By Joe Anuta
Community Board 7 has been asking the city to replace a College Point road since 1987 and is wondering why it still has not been done after construction crews began the job several years ago.
Linden Place, which connects College Point to Flushing under the Whitestone Expressway, once ran all the way north to 23rd Avenue and provided an extra route for traffic to get into the neighborhood.
But about 30 years ago, the portion of the road between 23rd and 28th avenues was closed due to constant flooding problems, according to College Point residents. Now civic groups want it both reopened and extended all the way north to 20th Avenue, another route in and out of the neighborhood, to help accommodate a development boom in the area and alleviate the already traffic-choked streets.
The NYPD is currently constructing a massive police academy nearby, and next year a trash transfer station is set to open in the neighborhood, meaning legions of garbage trucks will be traversing the streets.
“If you punch this out 20 years, it’s going to be a nightmare,” said Joe Femenia, former president of the College Point Civic Association and chairman of CB 7’s Transportation Committee.
The isolated neighborhood is cut off from the rest of Queens by the Whitestone Expressway, leaving only a handful of roads that cross the arterial highway. One of those roads is Linden Place.

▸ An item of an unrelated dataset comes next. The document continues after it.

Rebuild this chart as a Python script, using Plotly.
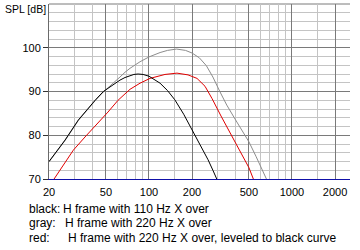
import math
import plotly.graph_objects as go

# ---- data ----
black_f = [20, 25.9, 32.1, 38.0, 42.3, 48.0, 53.4, 57.9, 62.7, 68.0, 73.7, 78.5, 83.9, 91.0, 100, 109, 119.6, 135, 151.7, 175, 200, 229, 259, 280, 298]
black_db = [74.0, 78.9, 83.5, 86.4, 88.1, 90.0, 91.1, 91.9, 92.6, 93.2, 93.6, 93.9, 94.0, 93.9, 93.5, 92.8, 91.9, 90.2, 88.1, 84.8, 81.3, 77.8, 74.4, 72.0, 70.0]

gray_f = [20, 25.9, 32.1, 38.0, 42.3, 48.0, 53.4, 57.9, 62.7, 68.0, 73.7, 86.6, 100, 119.6, 135, 156, 180, 200, 225, 252, 280, 313, 350, 400, 450, 500, 560, 620, 663]
gray_db = [73.9, 78.8, 83.4, 86.3, 88.0, 89.9, 91.2, 92.3, 93.3, 94.4, 95.3, 96.8, 97.9, 98.9, 99.4, 99.7, 99.4, 98.8, 97.7, 95.9, 93.3, 90.0, 86.9, 83.7, 81.0, 78.5, 75.2, 72.2, 70.0]

red_f = [21.7, 25.3, 29.6, 35.7, 43.3, 51.7, 60.8, 73.7, 86.6, 101.7, 129.5, 157, 187.5, 216.8, 246.6, 276, 319, 368.8, 433, 500, 537]
red_db = [70.0, 73.3, 76.6, 79.6, 82.5, 85.3, 88.0, 90.5, 91.9, 93.0, 93.9, 94.2, 93.8, 93.0, 91.2, 88.4, 84.4, 80.5, 76.2, 72.6, 70.0]

x_major = [20, 50, 100, 200, 500, 1000, 2000]
x_major_text = ["20", "50", "100", "200", "500", "1000", "2000"]
x_minor = [30, 40, 60, 70, 80, 90, 150, 300, 400, 600, 700, 800, 900, 1500]
y_major = [70, 80, 90, 100]
y_minor = [72, 74, 76, 78, 82, 84, 86, 88, 92, 94, 96, 98, 102, 104, 106, 108]

legend_labels = ["black:", "gray:", "red:"]
legend_texts = ["H frame with 110 Hz X over",
                "H frame with 220 Hz X over",
                "H frame with 220 Hz X over, leveled to black curve"]

# ---- layout geometry ----
W, H = 360, 250
L, R, T, B = 49, 10, 4, 71
PW, PH = W - L - R, H - T - B
FONT = "Liberation Sans, Arial, sans-serif"
FS = 10.5
NOTE_FS = 12
MAJOR = "#7a7a7a"
MINOR = "#c4c4c4"


def px(x, y):
    return (x - L) / PW, (H - B - y) / PH


fig = go.Figure()
fig.add_trace(go.Scatter(x=gray_f, y=gray_db, mode="lines",
                         line=dict(color="#8c8c8c", width=1)))
fig.add_trace(go.Scatter(x=red_f, y=red_db, mode="lines",
                         line=dict(color="#e00000", width=1)))
fig.add_trace(go.Scatter(x=black_f, y=black_db, mode="lines",
                         line=dict(color="#000000", width=1)))

fig.update_layout(
    width=W, height=H,
    margin=dict(l=L, r=R, t=T, b=B, pad=0),
    paper_bgcolor="white", plot_bgcolor="white",
    showlegend=False,
    font=dict(family=FONT, size=FS, color="black"),
    xaxis=dict(type="log", range=[math.log10(20), math.log10(2546)],
               tickmode="array", tickvals=x_major, ticktext=x_major_text,
               showgrid=True, gridcolor=MAJOR, gridwidth=1,
               minor=dict(tickmode="array", tickvals=x_minor, showgrid=True,
                          gridcolor=MINOR, gridwidth=1, ticks=""),
               ticks="", showline=True, linecolor="#1010a8", linewidth=1,
               zeroline=False, tickfont=dict(family=FONT, size=11, color="black"),
               ticklabelstandoff=3),
    yaxis=dict(range=[70, 110], tickmode="array", tickvals=y_major,
               ticktext=[str(v) for v in y_major],
               showgrid=True, gridcolor=MAJOR, gridwidth=1,
               minor=dict(tickmode="array", tickvals=y_minor, showgrid=True,
                          gridcolor=MINOR, gridwidth=1, ticks=""),
               ticks="outside", ticklen=5, tickcolor="#333333", tickwidth=1,
               showline=True, linecolor="#6a6a6a", linewidth=1,
               zeroline=False, tickfont=dict(family=FONT, size=11, color="black")),
)

# top frame line (major grid at 110 dB)
fig.add_shape(type="line", xref="paper", yref="paper", x0=0, x1=1, y0=1, y1=1,
              line=dict(color=MAJOR, width=1), layer="below")

# y axis title
x0, y0 = px(3, 9)
fig.add_annotation(text="SPL [dB]", xref="paper", yref="paper", x=x0, y=y0,
                   xanchor="left", yanchor="middle", showarrow=False,
                   font=dict(family=FONT, size=FS, color="black"))

# notes under the chart
label_x = 27
text_x = [61, 63, 66]
rows_y = [209, 223.3, 237.6]
for lab, txt, tx, ry in zip(legend_labels, legend_texts, text_x, rows_y):
    ax, ay = px(label_x, ry)
    fig.add_annotation(text=lab, xref="paper", yref="paper", x=ax, y=ay,
                       xanchor="left", yanchor="middle", showarrow=False,
                       font=dict(family=FONT, size=NOTE_FS, color="black"))
    bx, by = px(tx, ry)
    fig.add_annotation(text=txt, xref="paper", yref="paper", x=bx, y=by,
                       xanchor="left", yanchor="middle", showarrow=False,
                       font=dict(family=FONT, size=NOTE_FS, color="black"))

fig.write_html("out.html")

After it was initially closed, CB 7 put its reconstruction on its budget in 1987. It sat there until 2007, when the city Economic Development Corp. put the project out to bid as part of the creation of the College Point Corporate Park.
The EDC first predicted the project would be completed in 2009, but instead it was actually started in that year.
The EDC’s website states, “Reconstruction of Linden Place began in spring of 2009, and is expected to be completed in fall 2011.”
But after initial work was done on the street, crews stopped working and the road has sat unfinished.
“Basically, we have been in limbo for two years,” Femenia said.
CB 7 is set to have an Oct. 18 meeting with EDC to determine the status of the project.
EDC deferred comment about the extension to the city Department of Transportation, which did not respond to a request for comment by press time.
Femenia has been sending letters trying to figure out why the project has been held up, since the reconstruction portion appears to be fully funded, but the civic leader has not received any concrete answers, he said.